As organiser of Sign and Digital UK, Faversham House Group has done commendable work with this exhibition which was acquired from Miller Freeman in the late 90s. Those were days where anything digital was beginning to impact on other trade show technologies and weaving this in with other sign-making processes was handled sensibly. Nonetheless, the move to incorporate ink-jet and wide-format production was largely industry driven and if exhibitors wanted to bring their printers along to the show, so be it.

But, with a show which concentrates on digital print for the commercial sector, I have to query the rationality behind staging such an event. Faversham House has proved that Sign and Digital UK has hit the number-one spot; it has a loyal band of followers and exhibitors who have been visiting the exhibition for years, aided by the steady flow of new technologies and the fact that it's a good place for a bit of networking.

Can the same evolution happen with a digital print show? Somehow I doubt it, and it's no-one's fault. We already have had various events for the commercial sector come and go, or teeter on the brink. And, of course, we have drupa and various other international events, plus there's a definite shift to narrower format at FESPA, if this year's exhibition was anything to go by.

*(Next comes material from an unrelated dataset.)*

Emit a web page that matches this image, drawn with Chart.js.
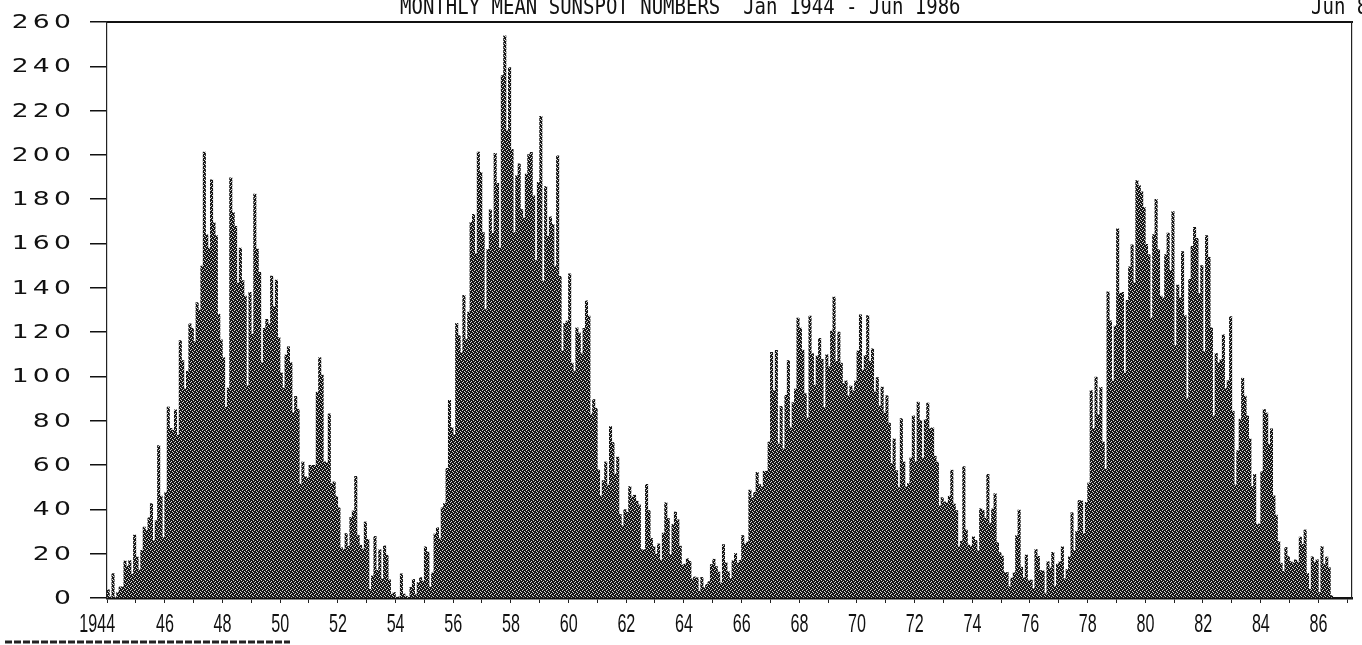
<!DOCTYPE html>
<html>
<head>
<meta charset="utf-8">
<script src="https://cdn.jsdelivr.net/npm/chart.js@4/dist/chart.umd.min.js"></script>
<style>
  html, body { margin: 0; padding: 0; background: #fff; }
  canvas { display: block; }
</style>
</head>
<body>
<canvas id="c" width="1362" height="645"></canvas>
<script>
// monthly mean sunspot numbers, Jan..Dec of each year
const ssn1944 = [3.7, 0.5, 11.0, 0.3, 2.5, 5.0, 5.0, 16.7, 14.3, 16.9, 10.8, 28.4];
const ssn1945 = [18.5, 12.7, 21.5, 32.0, 30.6, 36.2, 42.6, 25.9, 34.9, 68.8, 46.0, 27.4];
const ssn1946 = [47.6, 86.2, 76.6, 75.7, 84.9, 73.5, 116.2, 107.2, 94.4, 102.3, 123.8, 121.7];
const ssn1947 = [115.7, 133.4, 129.8, 149.8, 201.3, 163.9, 157.9, 188.8, 169.4, 163.6, 128.0, 116.5];
const ssn1948 = [108.5, 86.1, 94.8, 189.7, 174.0, 167.8, 142.2, 157.9, 143.3, 136.3, 95.8, 138.0];
const ssn1949 = [119.1, 182.3, 157.5, 147.0, 106.2, 121.7, 125.8, 123.8, 145.3, 131.6, 143.5, 117.6];
const ssn1950 = [101.6, 94.8, 109.7, 113.4, 106.2, 83.6, 91.0, 85.2, 51.3, 61.4, 54.8, 54.1];
const ssn1951 = [59.9, 59.9, 59.9, 92.9, 108.5, 100.6, 61.5, 61.0, 83.1, 51.6, 52.4, 45.8];
const ssn1952 = [40.7, 22.7, 22.0, 29.1, 23.4, 36.4, 39.3, 54.9, 28.2, 23.8, 22.1, 34.3];
const ssn1953 = [26.5, 3.9, 10.0, 27.8, 12.5, 21.8, 8.6, 23.5, 19.3, 8.2, 1.6, 2.5];
const ssn1954 = [0.2, 0.5, 10.9, 1.8, 0.8, 0.2, 4.8, 8.4, 1.5, 7.0, 9.2, 7.6];
const ssn1955 = [23.1, 20.8, 4.9, 11.3, 28.9, 31.7, 26.7, 40.7, 42.7, 58.5, 89.2, 76.9];
const ssn1956 = [73.6, 124.0, 118.4, 110.7, 136.6, 116.6, 129.1, 169.6, 173.2, 155.3, 201.3, 192.1];
const ssn1957 = [165.0, 130.2, 157.4, 175.2, 164.6, 200.7, 187.2, 158.0, 235.8, 253.8, 210.9, 239.4];
const ssn1958 = [202.5, 164.9, 190.7, 196.0, 175.3, 171.5, 191.4, 200.2, 201.2, 181.5, 152.3, 187.6];
const ssn1959 = [217.4, 143.1, 185.7, 163.3, 172.0, 168.7, 149.6, 199.6, 145.2, 111.4, 124.0, 125.0];
const ssn1960 = [146.3, 106.0, 102.2, 122.0, 119.6, 110.2, 121.7, 134.1, 127.2, 82.8, 89.6, 85.6];
const ssn1961 = [57.9, 46.1, 53.0, 61.4, 51.0, 77.4, 70.2, 55.8, 63.6, 37.7, 32.6, 39.9];
const ssn1962 = [38.7, 50.3, 45.6, 46.4, 43.7, 42.0, 21.8, 21.8, 51.3, 39.5, 26.9, 23.2];
const ssn1963 = [19.8, 24.4, 17.1, 29.3, 43.0, 35.9, 19.6, 33.2, 38.8, 35.3, 23.4, 14.9];
const ssn1964 = [15.3, 17.7, 16.5, 8.6, 9.5, 9.1, 3.1, 9.3, 4.7, 6.1, 7.4, 15.1];
const ssn1965 = [17.5, 14.2, 11.7, 6.8, 24.1, 15.9, 11.9, 8.9, 16.8, 20.1, 15.8, 17.0];
const ssn1966 = [28.2, 24.4, 25.3, 48.7, 45.3, 47.7, 56.7, 51.2, 50.2, 57.2, 57.2, 70.4];
const ssn1967 = [110.9, 93.6, 111.8, 69.5, 86.5, 67.3, 91.5, 107.2, 76.8, 88.2, 94.3, 126.4];
const ssn1968 = [121.8, 111.9, 92.2, 81.2, 127.2, 110.3, 96.1, 109.3, 117.2, 107.7, 86.0, 109.8];
const ssn1969 = [104.4, 120.5, 135.8, 106.8, 120.0, 106.0, 96.8, 98.0, 91.3, 95.7, 93.5, 97.9];
const ssn1970 = [111.5, 127.8, 102.9, 109.5, 127.5, 106.8, 112.5, 93.0, 99.5, 86.6, 95.2, 83.5];
const ssn1971 = [91.3, 79.0, 60.7, 71.8, 57.5, 49.8, 81.0, 61.4, 50.2, 51.7, 63.2, 82.2];
const ssn1972 = [61.5, 88.4, 80.1, 63.2, 80.5, 88.0, 76.5, 76.8, 64.0, 61.3, 41.6, 45.3];
const ssn1973 = [43.4, 42.9, 46.0, 57.7, 42.4, 39.5, 23.1, 25.6, 59.3, 30.7, 23.9, 23.3];
const ssn1974 = [27.6, 26.0, 21.3, 40.3, 39.5, 36.0, 55.8, 33.6, 40.2, 47.1, 25.0, 20.5];
const ssn1975 = [18.9, 11.5, 11.5, 5.1, 9.0, 11.4, 28.2, 39.7, 13.9, 9.1, 19.4, 7.8];
const ssn1976 = [8.1, 4.3, 21.9, 18.8, 12.4, 12.2, 1.9, 16.4, 13.5, 20.6, 5.2, 15.3];
const ssn1977 = [16.4, 23.1, 8.7, 12.9, 18.6, 38.5, 21.4, 30.1, 44.0, 43.8, 29.1, 43.2];
const ssn1978 = [51.9, 93.6, 76.5, 99.7, 82.7, 95.1, 70.4, 58.1, 138.2, 125.1, 97.9, 122.7];
const ssn1979 = [166.6, 137.5, 138.0, 101.5, 134.4, 149.5, 159.4, 142.2, 188.4, 186.2, 183.3, 176.3];
const ssn1980 = [159.6, 155.0, 126.2, 164.1, 179.9, 157.3, 136.3, 135.4, 155.0, 164.7, 147.9, 174.4];
const ssn1981 = [114.0, 141.3, 135.5, 156.4, 127.5, 90.0, 143.8, 158.7, 167.3, 162.4, 137.5, 150.1];
const ssn1982 = [111.2, 163.6, 153.8, 122.0, 82.2, 110.4, 106.1, 107.6, 118.8, 94.7, 98.1, 127.0];
const ssn1983 = [84.3, 51.0, 66.5, 80.7, 99.2, 91.1, 82.2, 71.8, 50.3, 55.8, 33.3, 33.4];
const ssn1984 = [57.0, 85.1, 83.5, 69.4, 76.4, 46.1, 37.4, 25.5, 15.7, 12.0, 22.8, 18.7];
const ssn1985 = [16.5, 15.9, 17.2, 16.2, 27.5, 24.2, 30.7, 11.1, 3.9, 18.6, 16.2, 17.3];
const ssn1986 = [2.5, 23.2, 15.1, 18.5, 13.7, 1.1];

const yTicks = [0, 20, 40, 60, 80, 100, 120, 140, 160, 180, 200, 220, 240, 260];
const xTickLabels = ['1944', '46', '48', '50', '52', '54', '56', '58', '60', '62', '64',
  '66', '68', '70', '72', '74', '76', '78', '80', '82', '84', '86'];
const titleText = 'MONTHLY MEAN SUNSPOT NUMBERS  Jan 1944 - Jun 1986';
const cornerText = 'Jun 86';

const startYear = 1944;
const axisMonths = 518; // axis runs on a few months past Jun 1986

const sunspots = [ssn1944, ssn1945, ssn1946, ssn1947, ssn1948, ssn1949, ssn1950, ssn1951,
  ssn1952, ssn1953, ssn1954, ssn1955, ssn1956, ssn1957, ssn1958, ssn1959, ssn1960, ssn1961,
  ssn1962, ssn1963, ssn1964, ssn1965, ssn1966, ssn1967, ssn1968, ssn1969, ssn1970, ssn1971,
  ssn1972, ssn1973, ssn1974, ssn1975, ssn1976, ssn1977, ssn1978, ssn1979, ssn1980, ssn1981,
  ssn1982, ssn1983, ssn1984, ssn1985, ssn1986].flat();

const months = [];
for (let i = 0; i < axisMonths; i++) {
  months.push((startYear + Math.floor(i / 12)) + '-' + String(i % 12 + 1).padStart(2, '0'));
}

const canvas = document.getElementById('c');
const ctx = canvas.getContext('2d');

// dithered dark fill, like the dot-matrix printout
function ditherFill() {
  const p = document.createElement('canvas');
  p.width = 4; p.height = 4;
  const g = p.getContext('2d');
  g.fillStyle = '#161616';
  g.fillRect(0, 0, 4, 4);
  g.fillStyle = '#d8d8d8';
  g.fillRect(1, 0, 1, 1);
  g.fillRect(3, 1, 1, 1);
  g.fillRect(2, 2, 1, 1);
  g.fillRect(0, 3, 1, 1);
  return ctx.createPattern(p, 'repeat');
}

const textPlugin = {
  id: 'printText',
  afterDraw(chart) {
    const c = chart.ctx;
    const y = chart.scales.y;
    const x = chart.scales.x;
    c.save();
    c.fillStyle = '#111';

    // wide plotter-style y labels
    c.font = "19px 'DejaVu Sans'";
    c.textAlign = 'right';
    c.textBaseline = 'middle';
    c.letterSpacing = '3px';
    yTicks.forEach(v => {
      c.save();
      c.translate(75, y.getPixelForValue(v) + 1);
      c.scale(1.4, 1);
      c.fillText(String(v), 0, 0);
      c.restore();
    });
    c.letterSpacing = '0px';

    // tall condensed year labels
    c.font = "26px 'Liberation Sans'";
    c.textBaseline = 'alphabetic';
    xTickLabels.forEach((lab, k) => {
      const px = x.getPixelForValue(k * 24);
      c.save();
      if (lab.length > 2) {
        c.textAlign = 'right';
        c.translate(px + 7, 632);
      } else {
        c.textAlign = 'center';
        c.translate(px - 1, 632);
      }
      c.scale(0.62, 1);
      c.fillText(lab, 0, 0);
      c.restore();
    });

    // title, partly off the top edge
    c.font = "19px 'DejaVu Sans Mono'";
    c.textAlign = 'left';
    [[titleText, 400], [cornerText, 1311]].forEach(([t, tx]) => {
      c.save();
      c.translate(tx, 14);
      c.scale(1, 1.25);
      c.fillText(t, 0, 0);
      c.restore();
    });

    // dashed rule bottom left
    c.strokeStyle = '#222';
    c.lineWidth = 3;
    c.setLineDash([7, 2]);
    c.beginPath();
    c.moveTo(5, 642);
    c.lineTo(290, 642);
    c.stroke();
    c.restore();
  }
};

new Chart(canvas, {
  type: 'bar',
  data: {
    labels: months,
    datasets: [{
      data: sunspots,
      backgroundColor: ditherFill(),
      borderWidth: 0,
      barPercentage: 1.0,
      categoryPercentage: 1.0
    }]
  },
  options: {
    responsive: false,
    animation: false,
    devicePixelRatio: 1,
    layout: { padding: { top: 22, right: 10, left: 0, bottom: 0 } },
    plugins: { legend: { display: false }, tooltip: { enabled: false } },
    scales: {
      x: {
        afterFit: s => { s.height = 47; },
        grid: {
          drawOnChartArea: false,
          offset: true,
          tickLength: 5,
          color: c => (c.index % 12 === 0 ? '#222' : 'rgba(0,0,0,0)'),
          lineWidth: 1
        },
        border: { color: '#111', width: 2.5 },
        ticks: { display: false }
      },
      xTop: {
        position: 'top',
        afterFit: s => { s.height = 0; },
        grid: { display: false },
        ticks: { display: false },
        border: { color: '#111', width: 2 }
      },
      y: {
        min: 0,
        max: 260,
        afterFit: s => { s.width = 107; },
        ticks: { stepSize: 20, display: false },
        grid: {
          drawOnChartArea: false,
          tickLength: 17,
          tickColor: '#111',
          lineWidth: 1.5
        },
        border: { color: '#222', width: 1.2, dash: [5, 2] }
      },
      yRight: {
        position: 'right',
        min: 0,
        max: 260,
        afterFit: s => { s.width = 0; },
        ticks: { display: false },
        grid: { display: false },
        border: { color: '#222', width: 1.2, dash: [4, 3] }
      }
    }
  },
  plugins: [textPlugin]
});
</script>
</body>
</html>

And who are these commercial printers who'll trot up to Birmingham next September? In their own digital sector, and if they're ready to invest, surely they will have attended drupa? And, if they're looking more at new or related markets, they'll have visited Sign and Digital UK and FESPA Digital, too.

In the past 30 years many print-related shows have sunk without a trace. We've had Repro Workshop and Natprint and several other print exhibitions whose names I've long forgotten (and I'd love to be reminded). Sign shows, too, came and went but, in the old days, there was a clear delineation between one process and another and, if it was screen-printing or textile production you were after, then there were shows tailored for you.

Today technologies have merged and there's a tremendous overlap in exhibition participation. This year sees greater print influx at Itma, and more wide-format machines at Labelexpo. Next year it's a drupa year, too, which will eat into everyone's budgets. For Faversham House, I really hope that its new digital print event will work but the sceptic in me has doubts about both its raison d'être and its timing. I'd love to be proved wrong.